India Foundation for the Arts (IFA) is a national, non-profit, the grantmaking organisation that supports the practice, research and education in the arts in India. Established as a public trust in 1993, IFA is headquartered in Bangalore.  Its founder-director, Anmol Vellani previously worked for the Ford Foundation. IFA's mission is to enrich the arts in India, by providing support for innovative projects and capacity building across all the arts.

Management
The Founder Director, Anmol Vellani, is a professional in arts management and organised philanthropy. Our current Executive Director, Arundhati Ghosh is an internationally recognised professional in the arts and organised philanthropy.

The staff at IFA comes with diverse backgrounds and experiences and is encouraged to engage with and respond to the changing needs and aspirations of the field.

The board of trustees bring to their work considerable experience in the arts and humanities, industry, finance, public affairs, communication and law. They share a common passion for the enrichment of arts and culture.

Programmes

The grant programmes of IFA respond to demand for assistance, while also giving encouragement to new perspectives and directions in the arts. IFA has made over 450 grants across states.

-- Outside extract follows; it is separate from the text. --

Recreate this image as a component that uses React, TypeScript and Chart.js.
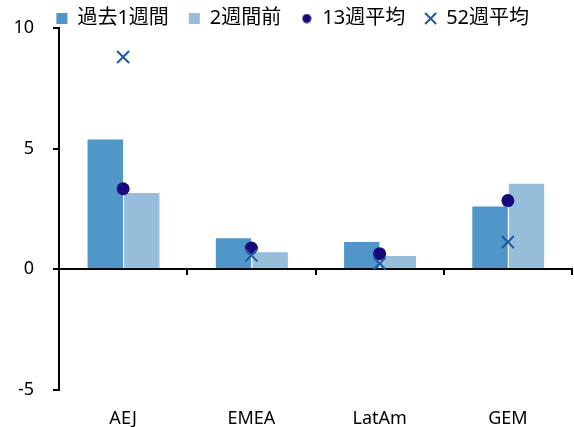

The Arts Research programme supports scholars, researchers, and practitioners to undertake research into the histories and expressions of artistic practices in India. It seeks to foster wider perspectives, understandings, interpretations and engagements in the arts.

The Arts Education programme places the school teacher at the centre of its work and supports artists through grants, towards arts-based education in Government Schools in Karnataka. It maintains a continuous dialogue with the National Council of Educational Research and Training, the Directorate of Public Instruction, Karnataka, the Department of State Education, Research and Training, Karnataka, and Sarva Shiksha Abhiyan, to intensify its capacity building programme.

The Arts Practice programme supports critical practice in the arts. It encourages practitioners working across artistic disciplines to question existing notions through their practice. The programme seeks to establish a culture where arts practice is constantly being shaped and articulated through experimentation, critique and dialogue.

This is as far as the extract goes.